Judging by the energy and hours they put in, you wouldn’t know that Richard Gerstman and Herbert Meyers were “semi-retired.” In 1970, the two founded Gerstman+Meyers (now Interbrand), a brand identity and design consultancy. Earlier this year their book, The Visionary Package, was published (see packworld.com/go/c150).
So when this editor asked them to address the challenges of healthcare package design, it was no surprise to get their immediate response in a Saturday morning e-mail. The topic, said Meyers, “hit a soft spot with me. At Gerstman+Meyers, we serviced numerous major clients, among them Bristol-Myers, Burroughs Wellcome, Johnson & Johnson, Schering, Squibb, Warner-Lambert, Searle, Pfizer, SmithKline Beecham, and more.”
Gerstman says, “The growth of the healthcare market offers many challenges to the package designer. The key to creating a good nutraceutical package means representing your brand and your product and breaking through the clutter of those retail channels.” He offers the following packaging tips from The Visionary Package, which can be applied to most packages, including nutraceuticals and drugs:
• Know your competition. Study the market in various shelf situations and stores so that your future package will not disappear on the crowded shelf.
• Understand the product’s user and develop a strategy for a brand personality that connects with that user and represents the essence of the brand. Establish your product point on a scale, which may range from “good taste” at one end through “medicinal” on the other. This is most important because your package design reflects what the outside world thinks of your brand and your product.
• Consider a unique package shape. Don’t settle for an easy answer. Perhaps a unique bottle shape or a modular carton configuration could make the packaging more effective.
• The brand identity should be recognizable and memorable. Look for a unique name, logo, and color scheme. These elements, along with the styling of the logo, will communicate the brand personality. It can communicate strength, a fast-working product, a mild product, etc.
• Graphics should be simple and informative. Packages are small, so make the product understandable with as little copy as possible in order to keep it uncluttered. Avoid ancillary elements on the front of the package that are unnecessary.
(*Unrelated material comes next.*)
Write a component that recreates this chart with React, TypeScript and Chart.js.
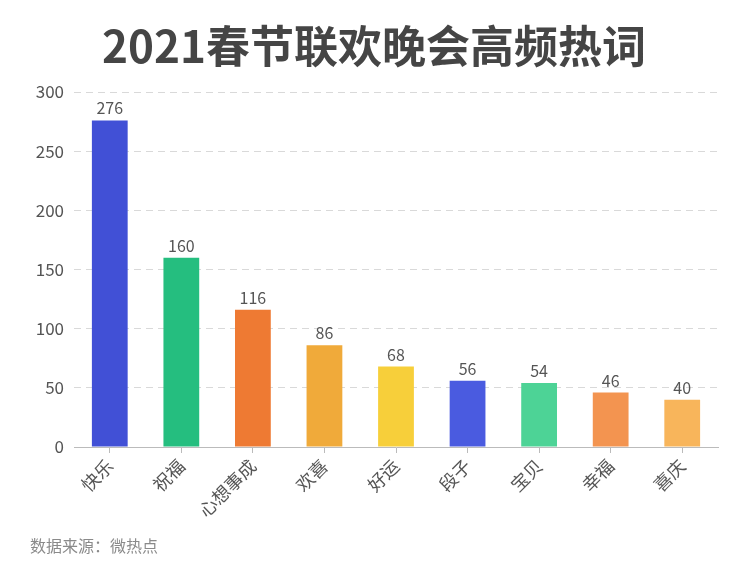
import React, { useEffect, useRef } from "react";
import { Chart, registerables } from "chart.js";

Chart.register(...registerables);

const categories = ["快乐", "祝福", "心想事成", "欢喜", "好运", "段子", "宝贝", "幸福", "喜庆"];
const values = [276, 160, 116, 86, 68, 56, 54, 46, 40];
const barColors = ["#4150d6", "#25be7f", "#ee7a33", "#f0aa3a", "#f7cf3a", "#4a5be0", "#4dd396", "#f39450", "#f8b55b"];
const titleText = "2021春节联欢晚会高频热词";
const sourceText = "数据来源：微热点";
const FONT = "'Noto Sans CJK SC', 'Noto Sans', sans-serif";

const extrasPlugin = {
  id: "extras",
  afterDatasetsDraw(chart: any) {
    const ctx = chart.ctx;
    const meta = chart.getDatasetMeta(0);
    ctx.save();
    ctx.font = `16px ${FONT}`;
    ctx.fillStyle = "#555555";
    ctx.textAlign = "center";
    ctx.textBaseline = "bottom";
    meta.data.forEach((bar: any, i: number) => {
      ctx.fillText(String(values[i]), bar.x, bar.y - 4);
    });
    ctx.restore();
  },
  afterDraw(chart: any) {
    const ctx = chart.ctx;
    ctx.save();
    ctx.font = `bold 44px ${FONT}`;
    ctx.fillStyle = "#454545";
    ctx.textAlign = "center";
    ctx.textBaseline = "middle";
    ctx.fillText(titleText, 374, 46);
    ctx.font = `16px ${FONT}`;
    ctx.fillStyle = "#8a8a8a";
    ctx.textAlign = "left";
    ctx.fillText(sourceText, 30, 546);
    ctx.restore();
  },
};

export default function App() {
  const ref = useRef<HTMLCanvasElement>(null);
  useEffect(() => {
    if (!ref.current) return;
    const chart = new Chart(ref.current, {
      type: "bar",
      data: {
        labels: categories,
        datasets: [
          {
            data: values,
            backgroundColor: barColors,
            barPercentage: 0.5,
            categoryPercentage: 1,
          },
        ],
      },
      plugins: [extrasPlugin],
      options: {
        responsive: false,
        animation: false,
        layout: { padding: { top: 92, right: 29, bottom: 40, left: 0 } },
        plugins: { legend: { display: false }, tooltip: { enabled: false } },
        scales: {
          x: {
            grid: { display: true, drawOnChartArea: false, drawTicks: true, tickLength: 6, offset: false, color: "#bbbbbb" },
            border: { display: true, color: "#bbbbbb" },
            ticks: {
              color: "#555555",
              font: { family: FONT, size: 18 },
              maxRotation: 45,
              minRotation: 45,
              padding: 2,
            },
            afterFit: (s: any) => {
              s.height = 100;
            },
          },
          y: {
            min: 0,
            max: 300,
            ticks: { stepSize: 50, color: "#555555", font: { family: FONT, size: 17 }, padding: 10 },
            grid: { color: "#d9d9d9", drawTicks: false },
            border: { display: false, dash: [7, 5] },
            afterFit: (s: any) => {
              s.width = 74;
            },
          },
        },
      },
    });
    return () => chart.destroy();
  }, []);
  return (
    <div style={{ position: "fixed", left: 0, top: 0, width: 747, height: 587, background: "#fff" }}>
      <canvas ref={ref} width={747} height={587} />
    </div>
  );
}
• Use graphics to reflect your price and value strategy.
• Do not overpackage. If you can use a primary package without any overwrap, you save money and contribute to a better environment.
So what healthcare packages on the market impress Gerstman and Meyers? “For several reasons, one of my favorite packages is Procter & Gamble’s Prilosec OTC [over the counter],” says Gerstman (Photo A). His reasoning is as follows:
• The color scheme is unique. The purple background, with touches of cool blue and warm red, separate it from other products in its category.
• Brand identification through the large, white logo makes it easy to find.
• Minimal copy elements keep the package uncluttered.
• The cartons, using one, two, or three 14-day packs, are functional for retail selling, as well as for manufacturing.
Meyers cites two new packs for McNeil-PPC, Inc.’s Tylenol Arthritis Pain Relief (Photo B) and Target’s prescription package (Photo C). “The Target package design represents a development that I find absolutely brilliant,” he states. “It solves much of what has been ignored by most drug manufacturers and prescription services. It provides a large area for medical information and, by adding color bands, helps to differentiate prescriptions in households that have several prescription drug users. I wish more companies would have the courage and foresight to utilize this or similar solutions.”
He applauds the Tylenol bottle “that features an easy-to-open cap with large ‘serrations.’ This makes it much easier for arthritis sufferers to open and close the bottle. McNeil and other pharmaceutical companies should use this type of cap on all their bottles because many of their products are used by elderly consumers. You don’t need to be an arthritis sufferer to enjoy this feature.”
The ongoing open/close battle
Meeting senior-friendly and child-resistant objectives continues to challenge healthcare manufacturers. “Nothing ignites the scorn of the elderly more than their difficulties with tamper-evident and childproof packaging,” says Meyers. “Serious conflicts crop up between closures that are meant to protect children from harm and closures that are geared to the needs of the elderly. As many bottle closures call for pressing down hard or lining up elusive and often hard-to-see arrows, this makes many closures simultaneously childproof and elderly resistant.”
Says Gerstman, “Since seniors are a large part of the healthcare market, there is a challenge to meeting their needs. Lining up arrows that are hard to see, squeezing bottle caps that are difficult for weak fingers or arthritic hands, [and dealing with] heavy-torque caps and flip-tops requiring major dexterity all make it difficult for seniors to open packages. Child-resistant protocols should meet the challenge so that seniors can interact well with their packaging.”
Another challenge is that “vision may be impaired in older folks, and larger type should often be used. Good copywriting can keep a package informative, but not superfluous,” Gerstman believes.